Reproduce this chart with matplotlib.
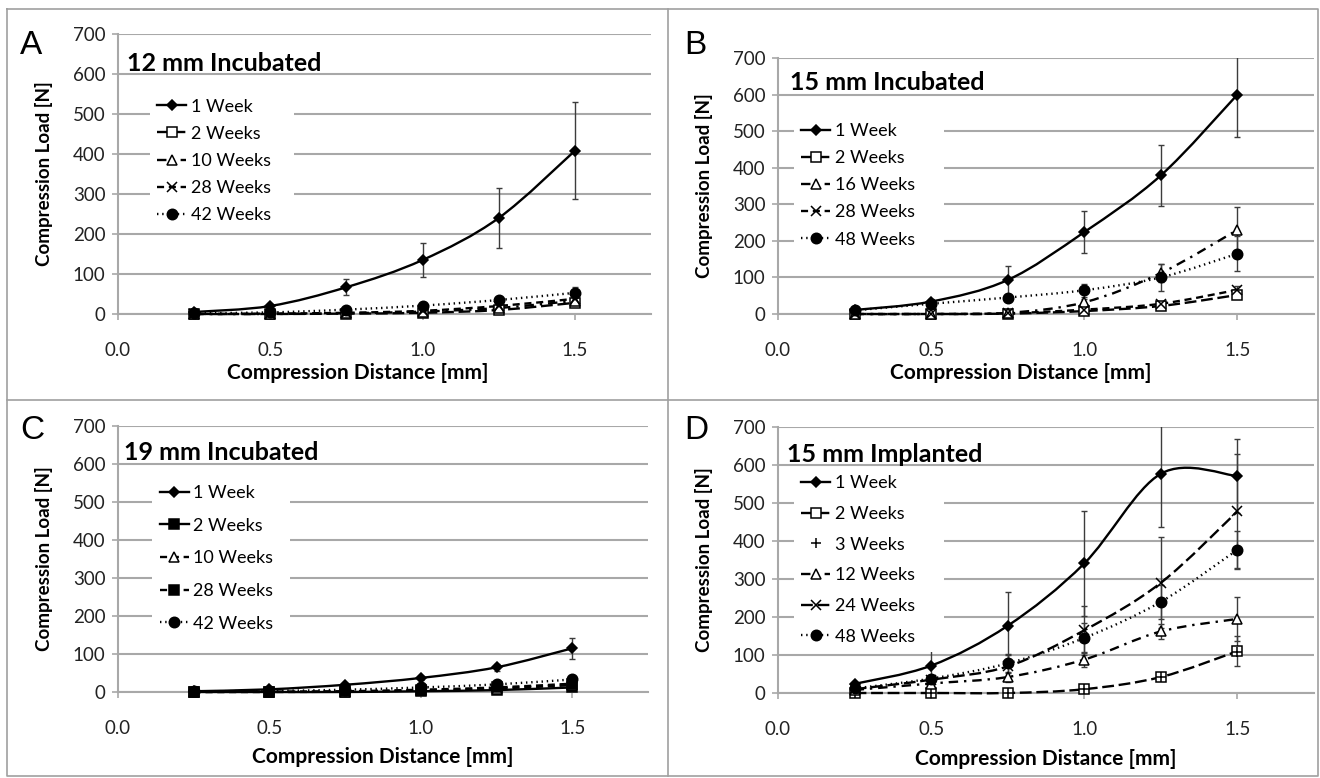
import numpy as np
import matplotlib
matplotlib.use("Agg")
import matplotlib.pyplot as plt
from matplotlib.path import Path
from matplotlib.patches import PathPatch
from matplotlib.lines import Line2D

plt.rcParams['font.family'] = ['Lato', 'DejaVu Sans']

# compression distance [mm], same for every series
x_mm = [0.25, 0.5, 0.75, 1.0, 1.25, 1.5]
x_ticks = [0.0, 0.5, 1.0, 1.5]
x_ticklabels = ['0.0', '0.5', '1.0', '1.5']

# A: 12 mm incubated
a_labels = ['1 Week', '2 Weeks', '10 Weeks', '28 Weeks', '42 Weeks']
a_1wk = [5, 20, 67, 135, 240, 408]
a_1wk_err = [2, 5, 20, 43, 74, 121]
a_2wk = [0, 0, 1, 3, 10, 28]
a_10wk = [0, 0, 2, 6, 15, 33]
a_28wk = [0, 1, 3, 8, 20, 38]
a_42wk = [2, 4, 11, 21, 35, 53]
a_42wk_err = [1, 2, 4, 5, 6, 15]

# B: 15 mm incubated
b_labels = ['1 Week', '2 Weeks', '16 Weeks', '28 Weeks', '48 Weeks']
b_1wk = [11, 34, 93, 224, 379, 600]
b_1wk_err = [3, 6, 37, 57, 84, 115]
b_2wk = [0, 0, 1, 8, 22, 52]
b_16wk = [0, 0, 3, 32, 112, 230]
b_16wk_err = [0, 0, 2, 10, 25, 62]
b_28wk = [0, 0, 2, 12, 28, 66]
b_28wk_err = [0, 0, 1, 4, 6, 10]
b_48wk = [10, 28, 45, 65, 100, 165]
b_48wk_err = [2, 4, 8, 18, 38, 48]

# C: 19 mm incubated
c_labels = ['1 Week', '2 Weeks', '10 Weeks', '28 Weeks', '42 Weeks']
c_1wk = [2, 7, 19, 37, 65, 115]
c_1wk_err = [1, 2, 4, 6, 10, 27]
c_2wk = [0, 0, 0, 2, 5, 12]
c_10wk = [0, 0, 1, 4, 9, 18]
c_28wk = [0, 1, 2, 6, 12, 22]
c_42wk = [2, 3, 6, 12, 20, 33]
c_42wk_err = [1, 1, 2, 3, 4, 8]

# D: 15 mm implanted
d_labels = ['1 Week', '2 Weeks', '3 Weeks', '12 Weeks', '24 Weeks', '48 Weeks']
d_1wk = [24, 72, 177, 341, 577, 571]
d_1wk_err = [5, 40, 90, 138, 140, 97]
d_2wk = [0, 0, 0, 10, 42, 110]
d_2wk_err = [0, 0, 0, 5, 8, 40]
d_3wk = [1, 1, 1, 11, 43, 108]
d_12wk = [8, 25, 42, 88, 162, 195]
d_12wk_err = [3, 8, 12, 20, 20, 58]
d_24wk = [10, 35, 70, 165, 290, 478]
d_24wk_err = [3, 10, 30, 65, 120, 150]
d_48wk = [12, 38, 78, 145, 240, 377]
d_48wk_err = [3, 10, 25, 40, 45, 50]

LW = 1.7
STYLES = {
    'solid_diamond': dict(ls='-', marker='D', ms=5, mfc='black'),
    'long_square': dict(ls=(0, (5, 2)), marker='s', ms=6.5, mfc='white'),
    'dashdot_tri': dict(ls=(0, (4, 2.5, 1, 2.5)), marker='^', ms=7.5, mfc='white'),
    'dash_x': dict(ls=(0, (3, 2)), marker='x', ms=6.5, mfc='black'),
    'dot_circle': dict(ls=(0, (0.6, 1.6)), marker='o', ms=7.5, mfc='black'),
    'solid_fsquare': dict(ls='-', marker='s', ms=6.5, mfc='black'),
    'dash_tri': dict(ls=(0, (3, 2)), marker='^', ms=7.5, mfc='white'),
    'dash_fsquare': dict(ls=(0, (3, 2)), marker='s', ms=6.5, mfc='black'),
    'plus_only': dict(ls='none', marker='+', ms=7.5, mfc='black'),
    'long_x': dict(ls=(0, (5, 2)), marker='x', ms=6.5, mfc='black'),
}


def smooth_path(x, y):
    """Excel style smoothed line: cubic bezier through the points"""
    pts = np.column_stack([x, y]).astype(float)
    n = len(pts)
    verts = [pts[0]]
    codes = [Path.MOVETO]
    for i in range(n - 1):
        p0 = pts[i - 1] if i > 0 else pts[i]
        p1, p2 = pts[i], pts[i + 1]
        p3 = pts[i + 2] if i + 2 < n else pts[i + 1]
        verts += [p1 + (p2 - p0) / 6, p2 - (p3 - p1) / 6, p2]
        codes += [Path.CURVE4] * 3
    return Path(verts, codes)


def draw_series(ax, y, err, style, label):
    st = STYLES[style]
    if st['ls'] != 'none':
        ax.add_patch(PathPatch(smooth_path(x_mm, y), fill=False, ec='black', lw=LW,
                               ls=st['ls'], capstyle='butt', clip_on=False, zorder=3))
    if err is not None:
        ax.errorbar(x_mm, y, yerr=err, fmt='none', ecolor='#3c3c3c', elinewidth=1.0,
                    capsize=2.5, capthick=1.0, zorder=2)
    ax.plot(x_mm, y, ls='none', marker=st['marker'], ms=st['ms'], mfc=st['mfc'],
            mec='black', mew=1.1, clip_on=False, zorder=4)
    return Line2D([], [], color='black', lw=LW, ls=st['ls'], marker=st['marker'],
                  ms=st['ms'], mfc=st['mfc'], mec='black', mew=1.1, label=label)


def setup_axes(ax, title, title_xy, xlabel_xy):
    ax.set_xlim(0, 1.75)
    ax.set_ylim(0, 700)
    ax.set_xticks(x_ticks)
    ax.set_xticklabels(x_ticklabels)
    ax.set_yticks(range(0, 701, 100))
    ax.grid(axis='y', color='#a8a8a8', lw=1.5)
    ax.set_axisbelow(True)
    for s in ['top', 'right']:
        ax.spines[s].set_visible(False)
    for s in ['left', 'bottom']:
        ax.spines[s].set_color('#a8a8a8')
        ax.spines[s].set_linewidth(1.5)
    ax.tick_params(axis='both', direction='out', length=4, color='#a8a8a8',
                   width=1.2, labelsize=13.5, labelcolor='#222222')
    ax.tick_params(axis='x', pad=16)
    ax.tick_params(axis='y', pad=5)
    ax.set_ylabel('Compression Load [N]', fontsize=13.5, fontweight='bold')
    ax.yaxis.set_label_coords(-0.122, 0.5)
    ax.set_xlabel('Compression Distance [mm]', fontsize=15, fontweight='bold')
    ax.xaxis.set_label_coords(*xlabel_xy)
    ax.text(title_xy[0], title_xy[1], title, transform=ax.transAxes, fontsize=18,
            fontweight='bold', va='center', ha='left')


def add_legend(ax, handles, anchor, spacing):
    leg = ax.legend(handles=handles, loc='upper left', bbox_to_anchor=anchor,
                    mode='expand', fontsize=13, frameon=True, facecolor='white',
                    edgecolor='none', framealpha=1, handlelength=1.6,
                    handletextpad=0.25, labelspacing=spacing, borderpad=0.4,
                    borderaxespad=0)
    leg.set_zorder(5)


fig = plt.figure(figsize=(13.2, 7.78), dpi=100)
W, H = 1320, 778


def axes_px(left, right, top, bottom):
    return fig.add_axes([left / W, 1 - bottom / H, (right - left) / W, (bottom - top) / H])


# A
ax = axes_px(118, 651, 34, 314)
setup_axes(ax, '12 mm Incubated', (0.016, 0.895), (0.45, -0.175))
h = [draw_series(ax, a_1wk, a_1wk_err, 'solid_diamond', a_labels[0]),
     draw_series(ax, a_2wk, None, 'long_square', a_labels[1]),
     draw_series(ax, a_10wk, None, 'dashdot_tri', a_labels[2]),
     draw_series(ax, a_28wk, None, 'dash_x', a_labels[3]),
     draw_series(ax, a_42wk, a_42wk_err, 'dot_circle', a_labels[4])]
add_legend(ax, h, (0.06, 0.795, 0.27, 0.0), 0.62)

# B
ax = axes_px(778, 1314, 58, 314)
setup_axes(ax, '15 mm Incubated', (0.022, 0.905), (0.453, -0.19))
h = [draw_series(ax, b_1wk, b_1wk_err, 'solid_diamond', b_labels[0]),
     draw_series(ax, b_2wk, None, 'long_square', b_labels[1]),
     draw_series(ax, b_16wk, b_16wk_err, 'dashdot_tri', b_labels[2]),
     draw_series(ax, b_28wk, b_28wk_err, 'dash_x', b_labels[3]),
     draw_series(ax, b_48wk, b_48wk_err, 'dot_circle', b_labels[4])]
add_legend(ax, h, (0.03, 0.775, 0.28, 0.0), 0.62)

# C
ax = axes_px(118, 648, 426, 692)
setup_axes(ax, '19 mm Incubated', (0.012, 0.9), (0.50, -0.207))
h = [draw_series(ax, c_1wk, c_1wk_err, 'solid_diamond', c_labels[0]),
     draw_series(ax, c_2wk, None, 'solid_fsquare', c_labels[1]),
     draw_series(ax, c_10wk, None, 'dash_tri', c_labels[2]),
     draw_series(ax, c_28wk, None, 'dash_fsquare', c_labels[3]),
     draw_series(ax, c_42wk, c_42wk_err, 'dot_circle', c_labels[4])]
add_legend(ax, h, (0.065, 0.805, 0.26, 0.0), 0.92)

# D
ax = axes_px(778, 1314, 427, 693)
setup_axes(ax, '15 mm Implanted', (0.016, 0.895), (0.50, -0.21))
h = [draw_series(ax, d_1wk, d_1wk_err, 'solid_diamond', d_labels[0]),
     draw_series(ax, d_2wk, d_2wk_err, 'long_square', d_labels[1]),
     draw_series(ax, d_3wk, None, 'plus_only', d_labels[2]),
     draw_series(ax, d_12wk, d_12wk_err, 'dashdot_tri', d_labels[3]),
     draw_series(ax, d_24wk, d_24wk_err, 'long_x', d_labels[4]),
     draw_series(ax, d_48wk, d_48wk_err, 'dot_circle', d_labels[5])]
add_legend(ax, h, (0.03, 0.845, 0.28, 0.0), 0.81)

# panel letters
for letter, (px, py) in zip('ABCD', [(20, 30), (684, 30), (20, 415), (684, 415)]):
    fig.text(px / W, 1 - py / H, letter, fontsize=24, va='top', ha='left',
             family=['Liberation Sans', 'DejaVu Sans'])

# panel frame lines
frame_kw = dict(color='#a0a0a0', lw=1.2, transform=fig.transFigure)
fig.add_artist(Line2D([7 / W, 1318 / W, 1318 / W, 7 / W, 7 / W],
                      [1 - 9 / H, 1 - 9 / H, 1 - 776 / H, 1 - 776 / H, 1 - 9 / H], **frame_kw))
fig.add_artist(Line2D([667.5 / W, 667.5 / W], [1 - 9 / H, 1 - 776 / H], **frame_kw))
fig.add_artist(Line2D([7 / W, 1318 / W], [1 - 400 / H, 1 - 400 / H], **frame_kw))

fig.savefig('out.png', dpi=100, facecolor='white')
plt.close(fig)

- - - -

◆ **PROBLEM**
Set down again, exactly, the lines of the material above from its first line to the one with "c_42wk_err = [1, 1, 2, 3, 4, 8]", inclusive. Leave the pictures out.

◆ **TASK SOLUTION**
Reproduce this chart with matplotlib.
import numpy as np
import matplotlib
matplotlib.use("Agg")
import matplotlib.pyplot as plt
from matplotlib.path import Path
from matplotlib.patches import PathPatch
from matplotlib.lines import Line2D

plt.rcParams['font.family'] = ['Lato', 'DejaVu Sans']

# compression distance [mm], same for every series
x_mm = [0.25, 0.5, 0.75, 1.0, 1.25, 1.5]
x_ticks = [0.0, 0.5, 1.0, 1.5]
x_ticklabels = ['0.0', '0.5', '1.0', '1.5']

# A: 12 mm incubated
a_labels = ['1 Week', '2 Weeks', '10 Weeks', '28 Weeks', '42 Weeks']
a_1wk = [5, 20, 67, 135, 240, 408]
a_1wk_err = [2, 5, 20, 43, 74, 121]
a_2wk = [0, 0, 1, 3, 10, 28]
a_10wk = [0, 0, 2, 6, 15, 33]
a_28wk = [0, 1, 3, 8, 20, 38]
a_42wk = [2, 4, 11, 21, 35, 53]
a_42wk_err = [1, 2, 4, 5, 6, 15]

# B: 15 mm incubated
b_labels = ['1 Week', '2 Weeks', '16 Weeks', '28 Weeks', '48 Weeks']
b_1wk = [11, 34, 93, 224, 379, 600]
b_1wk_err = [3, 6, 37, 57, 84, 115]
b_2wk = [0, 0, 1, 8, 22, 52]
b_16wk = [0, 0, 3, 32, 112, 230]
b_16wk_err = [0, 0, 2, 10, 25, 62]
b_28wk = [0, 0, 2, 12, 28, 66]
b_28wk_err = [0, 0, 1, 4, 6, 10]
b_48wk = [10, 28, 45, 65, 100, 165]
b_48wk_err = [2, 4, 8, 18, 38, 48]

# C: 19 mm incubated
c_labels = ['1 Week', '2 Weeks', '10 Weeks', '28 Weeks', '42 Weeks']
c_1wk = [2, 7, 19, 37, 65, 115]
c_1wk_err = [1, 2, 4, 6, 10, 27]
c_2wk = [0, 0, 0, 2, 5, 12]
c_10wk = [0, 0, 1, 4, 9, 18]
c_28wk = [0, 1, 2, 6, 12, 22]
c_42wk = [2, 3, 6, 12, 20, 33]
c_42wk_err = [1, 1, 2, 3, 4, 8]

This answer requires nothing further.